Task instructions =
Return all the entries exactly, keeping pictures out.
[begin Information shown]
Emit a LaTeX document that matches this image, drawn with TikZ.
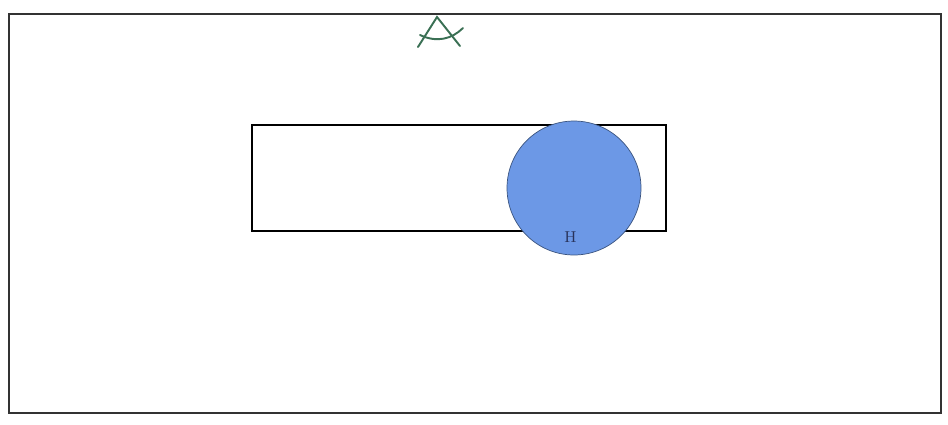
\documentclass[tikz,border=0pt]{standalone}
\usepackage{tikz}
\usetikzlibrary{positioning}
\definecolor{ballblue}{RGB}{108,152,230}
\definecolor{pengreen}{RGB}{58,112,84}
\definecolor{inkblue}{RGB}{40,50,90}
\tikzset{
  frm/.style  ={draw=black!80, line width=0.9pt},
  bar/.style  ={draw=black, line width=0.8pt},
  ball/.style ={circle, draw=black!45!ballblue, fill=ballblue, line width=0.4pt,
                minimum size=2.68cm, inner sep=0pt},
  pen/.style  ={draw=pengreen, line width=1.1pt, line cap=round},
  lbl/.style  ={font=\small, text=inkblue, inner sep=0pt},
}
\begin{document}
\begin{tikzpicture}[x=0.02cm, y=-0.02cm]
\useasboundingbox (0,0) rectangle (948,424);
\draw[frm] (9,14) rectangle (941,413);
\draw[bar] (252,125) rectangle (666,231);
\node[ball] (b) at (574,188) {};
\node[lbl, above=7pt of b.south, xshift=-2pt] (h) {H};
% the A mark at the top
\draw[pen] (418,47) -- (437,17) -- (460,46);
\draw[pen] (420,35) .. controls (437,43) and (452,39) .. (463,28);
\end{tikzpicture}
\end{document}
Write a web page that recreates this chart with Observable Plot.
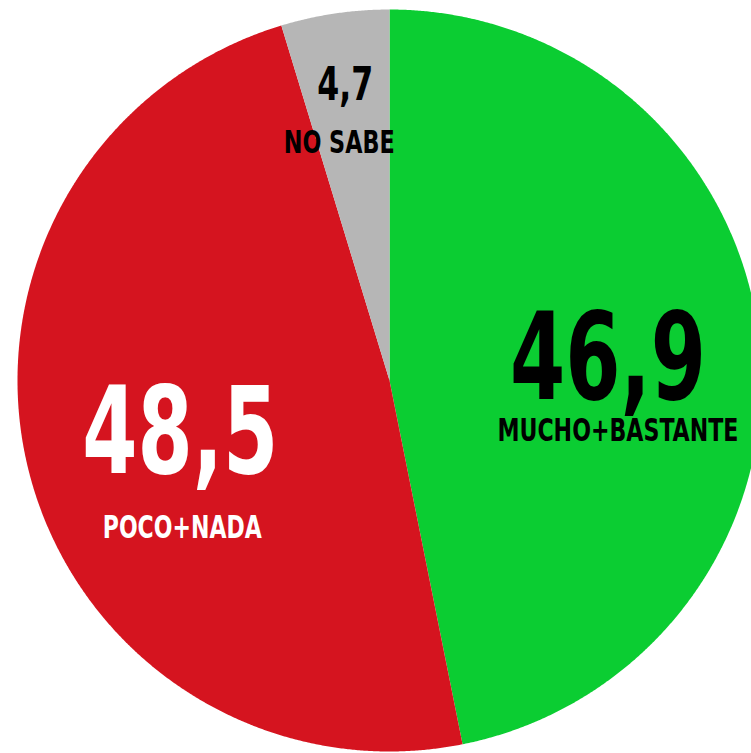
[end Information shown]
Correct output =
Emit a LaTeX document that matches this image, drawn with TikZ.
\documentclass[tikz,border=0pt]{standalone}
\usepackage{tikz}
\usetikzlibrary{positioning}
\definecolor{ballblue}{RGB}{108,152,230}
\definecolor{pengreen}{RGB}{58,112,84}
\definecolor{inkblue}{RGB}{40,50,90}
\tikzset{
  frm/.style  ={draw=black!80, line width=0.9pt},
  bar/.style  ={draw=black, line width=0.8pt},
  ball/.style ={circle, draw=black!45!ballblue, fill=ballblue, line width=0.4pt,
                minimum size=2.68cm, inner sep=0pt},
  pen/.style  ={draw=pengreen, line width=1.1pt, line cap=round},
  lbl/.style  ={font=\small, text=inkblue, inner sep=0pt},
}
\begin{document}
\begin{tikzpicture}[x=0.02cm, y=-0.02cm]
\useasboundingbox (0,0) rectangle (948,424);
\draw[frm] (9,14) rectangle (941,413);
\draw[bar] (252,125) rectangle (666,231);
\node[ball] (b) at (574,188) {};
\node[lbl, above=7pt of b.south, xshift=-2pt] (h) {H};
% the A mark at the top
\draw[pen] (418,47) -- (437,17) -- (460,46);
\draw[pen] (420,35) .. controls (437,43) and (452,39) .. (463,28);
\end{tikzpicture}
\end{document}
Write a web page that recreates this chart with Observable Plot.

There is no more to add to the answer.